Yes, the motion judge erred in dismissing the appellant's motion to set aside the default judgment. In Mountain View Farms Ltd. v. McQueen, 2014 ONCA 194, 119 O.R. (3d) 561, the court set out five factors that a court should consider in determining whether to set aside a default judgment. These factors are not rigid rules, but must be examined based on what is just in the circumstances of the case. The motion judge made several errors in concluding that the appellant failed to meet the Mountain View test.

First, the motion judge failed to consider the first Mountain View factor, namely whether the appellant had moved promptly to set the default judgment aside. Once he learned of the default judgment, the appellant moved reasonably promptly to set it aside.
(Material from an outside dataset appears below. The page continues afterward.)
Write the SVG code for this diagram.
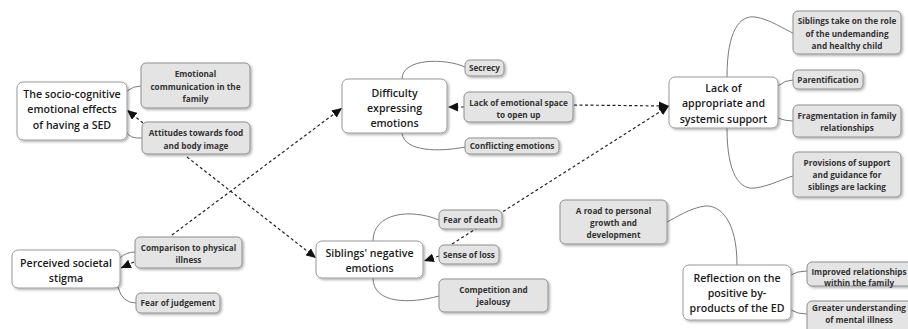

Second, the motion judge erred in concluding that the appellant did not have an arguable defence on the merits. The respondents did not advance a simple, liquidated claim. Instead, the respondents claimed and received a judgment for damages that they have not suffered and may never suffer. The appellant clearly has a defence to the extent the motion judge ordered the appellant to pay the respondents amounts that the respondents have not paid to BMO. Further, the motion judge failed to analyze whether the facts alleged in the Statement of Claim entitled the respondents to the declaratory relief or to the punitive damages they sought.

Finally, the motion judge failed to consider the prejudice to the appellant of refusing to set aside the default judgment and misapprehended the prejudice to the respondents of setting aside the default judgment. The substantial prejudice to the appellant, an investment and wealth management advisor, of declarations that he has committed breach of fiduciary duty, fraud and fraudulent misrepresentation is obvious. Setting aside the default judgment would not have seriously prejudiced the respondents.

Therefore, it is just to relieve the appellant from the majority of the consequences of his default.

Green v Green, 2015 ONCA 541

[Sharpe, Pepall, and van Rensburg JJ.A.]


A. Franks & M. Zalev, for the appellant Charles David Green Sr.
M. Hilbing & F. Coscarella, for the appellant by way of cross-appeal Charles David Green Jr.
S. Mitra & M. Spence, for the appellants Strike Furlong Ford LLP and Robert James Lorne Ford
M. Poepjes, for the respondent Diana Freda Green
R. Alexander, for the respondent L. Maxwell
B. Yurko, acting in person

Keywords: Family Law, Divorce, Bankruptcy, s. 38 Bankruptcy and Insolvency Act


The parties had been married for 48 years and they had three children. During the early years, Diana did not work outside the home. Once the youngest child was ten years old, she began working and earned a modest wage. Theirs was a traditional marriage.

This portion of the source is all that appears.